With regards to The Fury itself as a film, this is a classic that deserves to be seen. The film features a great soundtrack by John Williams, fresh off of his Oscar win for Star Wars. There’re also some truly dynamite effects used to demonstrate the use of psychic power, the most effective being a shot of Gillian being fully transported into a vision of Robin inside the institute as she stands frozen on the stairs, the past playing out in a rear projection as the camera swims around her. It’s truly stunning, especially for 1978 and on a budget of a mere 5 or 7 million dollars (different sources conflict each other on this matter). One of the film’s greatest overall strengths is the way that De Palma invests time in the daily lives of the people who are tangentially affected or in some way attached to the agency and its pursuit of Gillian and brainwashing of Robin. We spend a few minutes with the family whose home Peter invades in his initial flight from Childress’s men, and we get to know a lot about their interpersonal relationships in a brief span of screentime. There’s even friendly banter between agents on surveillance duty about coffee and chocolate; these are small moments, but they paint the world of the film in vivid hues, giving us a lived-in sense of time and place where other, lesser filmmakers wouldn’t have bothered.
Getting back to the topic of anti-government paranoia in mass media, perhaps we will soon see a resurgence of films in this rhetorical space, given the current political climate.

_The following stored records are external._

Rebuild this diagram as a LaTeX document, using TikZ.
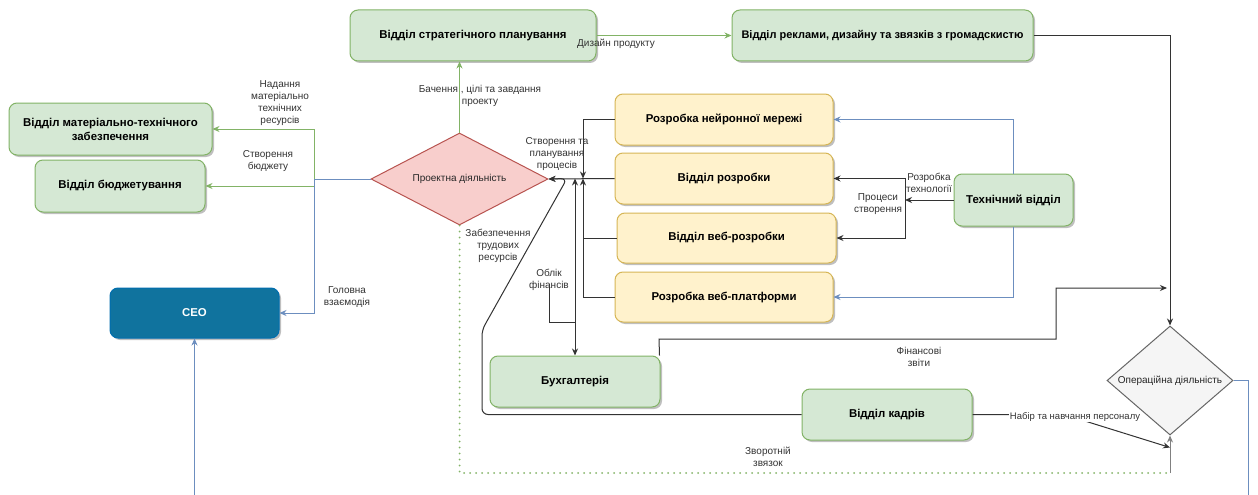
\documentclass[tikz,border=0pt]{standalone}
\usepackage{fontspec}
\setmainfont{Liberation Sans}
\usetikzlibrary{arrows.meta,shapes.geometric,shadows,calc}
\definecolor{gfill}{HTML}{D5E8D4}\definecolor{gline}{HTML}{82B366}
\definecolor{yfill}{HTML}{FFF2CC}\definecolor{yline}{HTML}{D6B656}
\definecolor{rfill}{HTML}{F8CECC}\definecolor{rline}{HTML}{B85450}
\definecolor{ofill}{HTML}{F5F5F5}\definecolor{oline}{HTML}{666666}
\definecolor{ceofill}{HTML}{10739E}\definecolor{ceoline}{HTML}{006EAF}
\definecolor{bline}{HTML}{6C8EBF}
\definecolor{kline}{HTML}{333333}
\tikzset{
  box/.style={rectangle, rounded corners=8pt, draw, line width=1pt, align=center,
    font=\fontsize{11.4}{14}\selectfont\bfseries, inner sep=2pt,
    drop shadow={shadow xshift=2pt, shadow yshift=-2pt, opacity=0.25, fill=black}},
  gbox/.style={box, fill=gfill, draw=gline},
  ybox/.style={box, fill=yfill, draw=yline},
  ceobox/.style={box, fill=ceofill, draw=ceoline, text=white},
  dia/.style={diamond, draw, line width=1pt, inner sep=0pt, aspect=1.9,
    font=\fontsize{10}{12}\selectfont, text=black!85},
  lbl/.style={font=\fontsize{10}{12}\selectfont, align=center, text=black!80, inner sep=1pt},
  tip/.style={-{Stealth[length=7pt,width=6pt]}},
  kedge/.style={line width=1pt, draw=kline, tip},
  kplain/.style={line width=1pt, draw=kline},
  gedge/.style={line width=1pt, draw=gline, tip},
  bedge/.style={line width=1pt, draw=bline, tip},
  bplain/.style={line width=1pt, draw=bline},
}
\begin{document}
\begin{tikzpicture}[x=1pt,y=-1pt]
\clip (0,0) rectangle (1258,495);
\fill[white] (0,0) rectangle (1258,495);

% nodes
\node[gbox, minimum width=246pt, minimum height=51pt] (strat) at (473,35.5) {Відділ стратегічного планування};
\node[gbox, minimum width=301pt, minimum height=51pt, font=\fontsize{11}{14}\selectfont\bfseries] (rek) at (882.5,35.5) {Відділ реклами, дизайну та звязків з громадскистю};
\node[gbox, minimum width=203pt, minimum height=52pt] (mtz) at (110.5,129) {Відділ матеріально-технічного\\забезпечення};
\node[gbox, minimum width=170pt, minimum height=52pt] (bud) at (120,186) {Відділ бюджетування};
\node[ceobox, minimum width=169pt, minimum height=50pt] (ceo) at (194.5,313) {CEO};
\node[dia, fill=rfill, draw=rline, minimum width=177pt, minimum height=92pt] (proj) at (459.5,179) {Проектна діяльність};
\node[ybox, minimum width=218pt, minimum height=51pt] (nn) at (724,119.5) {Розробка нейронної мережі};
\node[ybox, minimum width=218pt, minimum height=51pt] (dev) at (724,178.5) {Відділ розробки};
\node[ybox, minimum width=219pt, minimum height=50pt] (web) at (726.5,238) {Відділ веб-розробки};
\node[ybox, minimum width=218pt, minimum height=50pt] (plat) at (724,297) {Розробка веб-платформи};
\node[gbox, minimum width=119pt, minimum height=52pt] (tech) at (1013.5,200) {Технічний відділ};
\node[gbox, minimum width=170pt, minimum height=51pt] (bux) at (575,381.5) {Бухгалтерія};
\node[gbox, minimum width=170pt, minimum height=51pt] (kad) at (887,414.5) {Відділ кадрів};
\node[dia, fill=ofill, draw=oline, minimum width=126pt, minimum height=109pt] (op) at (1170,380.5) {Операційна діяльність};

% coordinates
\coordinate (j1) at (314,179);
\coordinate (j2) at (905,200);
\coordinate (j3) at (583,178.5);
\coordinate (j4) at (575,178.5);
\coordinate (ob) at (549,284);
\coordinate (ob2) at (575,322);
\coordinate (fin1) at (659,339);
\coordinate (fin2) at (1056,288);
\coordinate (fin3) at (1167,288);
\coordinate (zb1) at (482,414.5);
\coordinate (zb2) at (482,330);
\coordinate (zb3) at (567,178.5);
\coordinate (nb) at (1064,414.5);
\coordinate (fb1) at (459.5,473);
\coordinate (fb2) at (1170,473);
\coordinate (offr) at (1248,380.5);
\coordinate (offb) at (1248,520);

% strat -> rek
\draw[gedge] (strat) -- (rek);
\node[lbl, anchor=west] at (576,44) {Дизайн продукту};

% proj -> strat
\draw[gedge] (proj.north) -- (proj.north |- strat.south);
\node[lbl] at (480,96) {Бачення , цілі та завдання\\проекту};

% rek -> op
\draw[kedge] (rek.east) -| (op.north);

% proj -> mtz / bud / ceo
\draw[gedge] (j1) |- (mtz.east);
\draw[gedge] (j1) |- (bud.east);
\draw[bplain] (proj.west) -- (j1);
\draw[bedge] (j1) |- (ceo.east);
\node[lbl] at (280,103) {Надання\\матеріально\\технічних\\ресурсів};
\node[lbl] at (268,161.5) {Створення\\бюджету};
\node[lbl] at (347,297) {Головна\\взаємодія};

% op -> ceo (leaves the picture)
\draw[bedge] (op.east) -- (offr) -- (offb) -| (ceo.south);

% tech -> nn / plat
\draw[bedge] (tech.north) |- (nn.east);
\draw[bedge] (tech.south) |- (plat.east);

% tech -> dev / web
\draw[kedge] (tech.west) -- (j2);
\draw[kedge] (j2) |- (dev.east);
\draw[kedge] (j2) |- (web.east);
\node[lbl] at (929,183) {Розробка\\технології};
\node[lbl] at (878,204) {Процеси\\створення};

% dev boxes -> proj
\draw[kedge] (dev.west) -- (proj.east);
\draw[kedge] (nn.west) -| (j3);
\draw[kedge] (plat.west) -| (j3);
\draw[kplain] (web.west) -- (web.west -| j3);
\node[lbl] at (557,154) {Створення та\\планування\\процесів};

% bux <-> proj line
\draw[kplain, {Stealth[length=7pt,width=6pt]}-{Stealth[length=7pt,width=6pt]}] (j4) -- (bux.north);
\draw[kplain] (ob) |- (ob2);
\node[lbl] at (549,280) {Облік\\фінансів};

% kad -> proj
\draw[kedge, rounded corners=6pt] (kad.west) -- (zb1) -- (zb2) -- (zb3) -- (proj.east);
\node[lbl] at (498,246) {Забезпечення\\трудових\\ресурсів};

% bux -> op line
\draw[kedge] ($(bux.north east)+(-1,0)$) -- (fin1) -| (fin2) -- (fin3);
\node[lbl] at (919,357) {Фінансові\\звіти};

% kad -> op
\draw[kedge] (kad.east) -- (nb) -- ($(op.south)+(0,12)$);
\node[lbl, fill=white, font=\fontsize{9.5}{11}\selectfont] at (1075,417) {Набір та навчання персоналу};

% feedback
\draw[draw=gline, line width=2pt, line cap=round, dash pattern=on 0pt off 6pt] (proj.south) -- (fb1) -- (fb2);
\draw[line width=1pt, draw=black!50, tip] (fb2) -- (op.south);
\node[lbl] at (768,457) {Зворотній\\звязок};
\end{tikzpicture}
\end{document}
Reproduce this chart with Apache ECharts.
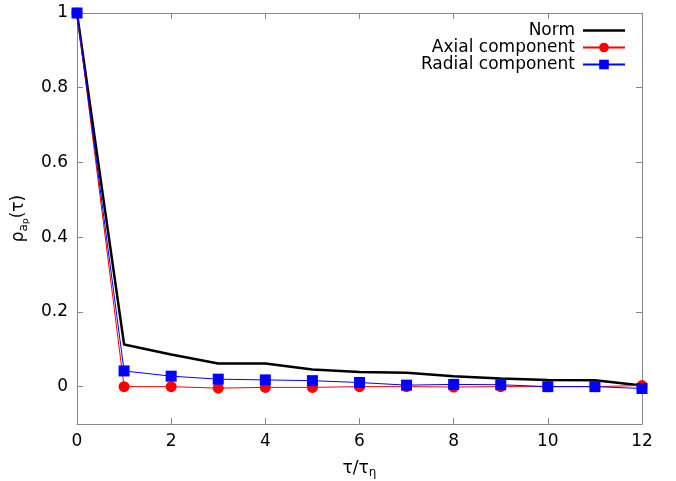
<!DOCTYPE html>
<html><head><meta charset="utf-8">
<script src="https://cdn.jsdelivr.net/npm/echarts@6/dist/echarts.min.js"></script>
<style>html,body{margin:0;padding:0;background:#fff}#c{width:676px;height:481px}</style>
</head><body><div id="c"></div>
<script>
var tau = [0,1,2,3,4,5,6,7,8,9,10,11,12];
var normVals = [1,0.113,0.086,0.062,0.062,0.046,0.039,0.037,0.028,0.022,0.018,0.017,0.003];
var axialVals = [1,0.0,0.0,-0.004,-0.002,-0.002,0.0,0.0,-0.001,0.0,0.0,0.0,0.003];
var radialVals = [1,0.042,0.028,0.020,0.018,0.016,0.011,0.004,0.006,0.005,0.0,0.0,-0.005];
var yTicks = [0,0.2,0.4,0.6,0.8,1];
var xTicks = [0,2,4,6,8,10,12];
var seriesNames = ['Norm','Axial component','Radial component'];

function pairs(v){ return tau.map(function(t,i){ return [t, v[i]]; }); }
var FONT = 'DejaVu Sans';
var FS = 17;
var axisCol = '#888';
function yLabel(v){ return v===1 ? '1' : (v===0 ? '0' : String(v)); }

var chart = echarts.init(document.getElementById('c'), null, {renderer:'canvas'});
chart.setOption({
  animation:false,
  backgroundColor:'#fff',
  grid:{left:77,right:34,top:13,bottom:57,containLabel:false,outerBoundsMode:'none'},
  legend:{
    orient:'vertical', right:45, top:17, align:'right',
    itemWidth:42, itemHeight:12, itemGap:0,
    textStyle:{fontFamily:FONT,fontSize:FS,lineHeight:16,color:'#000',padding:[0,3,0,0]},
    data:[{name:seriesNames[0], icon:'path://M0,0h42v2.5h-42z'}, seriesNames[1], seriesNames[2]]
  },
  xAxis:[{
    type:'value', min:0, max:12, interval:2,
    name:'τ/τ{s|η}', nameLocation:'middle', nameGap:34,
    nameTextStyle:{fontFamily:FONT,fontSize:FS,color:'#000',rich:{s:{fontFamily:FONT,fontSize:12,verticalAlign:'bottom',padding:[9,0,0,0]}}},
    axisLine:{show:true,onZero:false,lineStyle:{color:axisCol,width:1}},
    axisTick:{show:true,inside:true,length:6,lineStyle:{color:axisCol},customValues:xTicks},
    axisLabel:{fontFamily:FONT,fontSize:FS,color:'#000',margin:9,customValues:xTicks},
    splitLine:{show:false}
  },{
    type:'value', position:'top', min:0, max:12, interval:2,
    axisLine:{show:true,onZero:false,lineStyle:{color:axisCol,width:1}},
    axisTick:{show:true,inside:true,length:6,lineStyle:{color:axisCol},customValues:xTicks},
    axisLabel:{show:false}, splitLine:{show:false}
  }],
  yAxis:[{
    type:'value', min:-0.1, max:1,
    name:'ρ{s|a}{ss|p}(τ)', nameLocation:'middle', nameGap:46, nameRotate:90,
    nameTextStyle:{fontFamily:FONT,fontSize:FS,color:'#000',
      rich:{s:{fontFamily:FONT,fontSize:12,verticalAlign:'bottom',padding:[9,0,0,0]},
            ss:{fontFamily:FONT,fontSize:9,verticalAlign:'bottom',padding:[14,0,0,0]}}},
    axisLine:{show:true,onZero:false,lineStyle:{color:axisCol,width:1}},
    axisTick:{show:true,inside:true,length:6,lineStyle:{color:axisCol},customValues:yTicks},
    axisLabel:{fontFamily:FONT,fontSize:FS,color:'#000',margin:9,customValues:yTicks,formatter:yLabel},
    splitLine:{show:false}
  },{
    type:'value', position:'right', min:-0.1, max:1,
    axisLine:{show:true,onZero:false,lineStyle:{color:axisCol,width:1}},
    axisTick:{show:true,inside:true,length:6,lineStyle:{color:axisCol},customValues:yTicks},
    axisLabel:{show:false}, splitLine:{show:false}
  }],
  series:[{
    name:seriesNames[0], type:'line', data:pairs(normVals), symbol:'none',
    lineStyle:{color:'#000',width:2.5}, itemStyle:{color:'#000'}, z:2
  },{
    name:seriesNames[1], type:'line', data:pairs(axialVals), symbol:'circle', symbolSize:11,
    lineStyle:{color:'#ff0000',width:1}, itemStyle:{color:'#ff0000'}, z:3
  },{
    name:seriesNames[2], type:'line', data:pairs(radialVals), symbol:'rect', symbolSize:11,
    lineStyle:{color:'#0000ff',width:1}, itemStyle:{color:'#0000ff'}, z:4
  }]
});
</script></body></html>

We are already seeing a revisitation of the Pentagon Papers with the release of The Post, and even 2016’s Zootopia got in on the action. Until this movement takes full flight, we can take comfort in the arms of films past that reflect the anxieties of our present. After all, if we survived it before, we can survive it again.
As of January 2018, we are still here, and The Fury is streaming on Netflix. Good night, and good luck.